A methodological systematic review of validation and performance of sepsis real-time prediction models.

NPJ digital medicine2025-04-07PubMed
Total: 77.5Innovation: 8Impact: 8Rigor: 7Citation: 9

Summary

Across 91 studies, only 54.9% used external full-window validation with both model- and outcome-level metrics. Performance declined under external and full-window validation (median AUROC down to 0.783), and Utility Scores dropped from positive in internal validation to negative externally. Hand-crafted features improved performance, and only 18.7% of studies identified top-performing models when jointly considering AUROC and utility.

Key Findings

  • Only 54.9% of studies applied external, full-window validation with both model- and outcome-level metrics.
  • Median AUROC at 6–12 hours pre-onset (0.886/0.861) dropped to 0.783 under full-window external validation.
  • Median Utility Score declined from 0.381 (internal) to −0.164 (external) validation.
  • Hand-crafted features significantly improved model performance.
  • Combining AUROC and Utility identified top-performing SRPMs in only 18.7% of studies.

Clinical Implications

Hospitals should require external full-window validation and utility assessment before deploying sepsis alert systems.
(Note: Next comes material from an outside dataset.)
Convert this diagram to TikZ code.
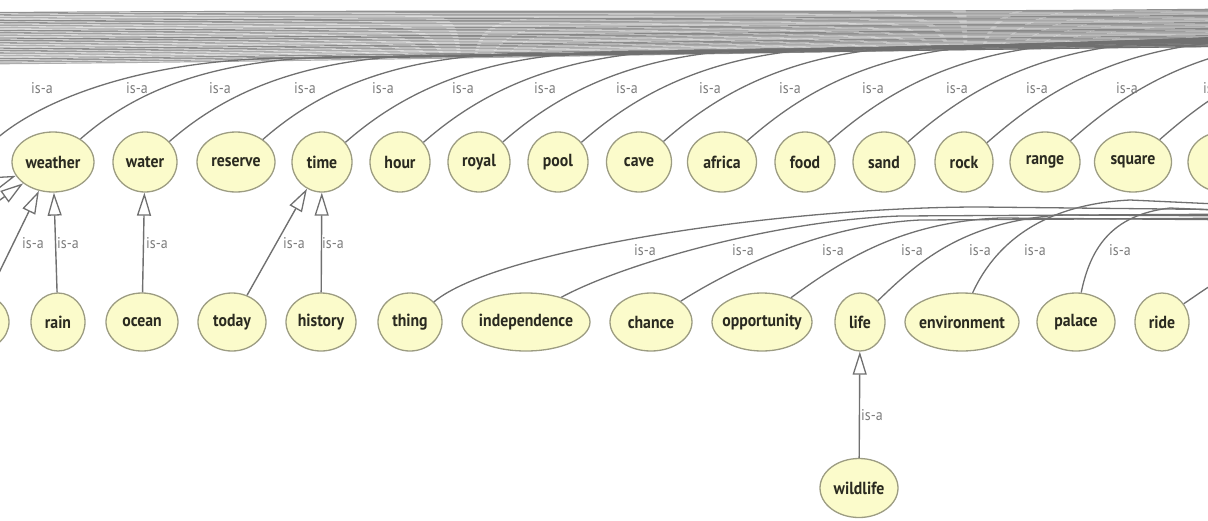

Model development should incorporate hand-crafted clinical features and plan for multicenter prospective trials.

Why It Matters

Sets methodological benchmarks for sepsis prediction model validation, highlighting the need for external, full-window, multi-metric evaluation to avoid overestimation. Timely guidance for AI in healthcare.

Limitations

  • Heterogeneity in sepsis definitions, model architectures, and outcome labeling across studies
  • Potential publication and reporting biases; limited number of prospective clinical evaluations

Future Directions

Promote multicenter, prospective, full-window external validation with standardized definitions and utility metrics; develop reporting guidelines tailored for real-time clinical AI in sepsis.

Study Information

Study Type
Systematic Review
Research Domain
Diagnosis
Evidence Level
I - Systematic review across 91 studies with methodological synthesis
Study Design
OTHER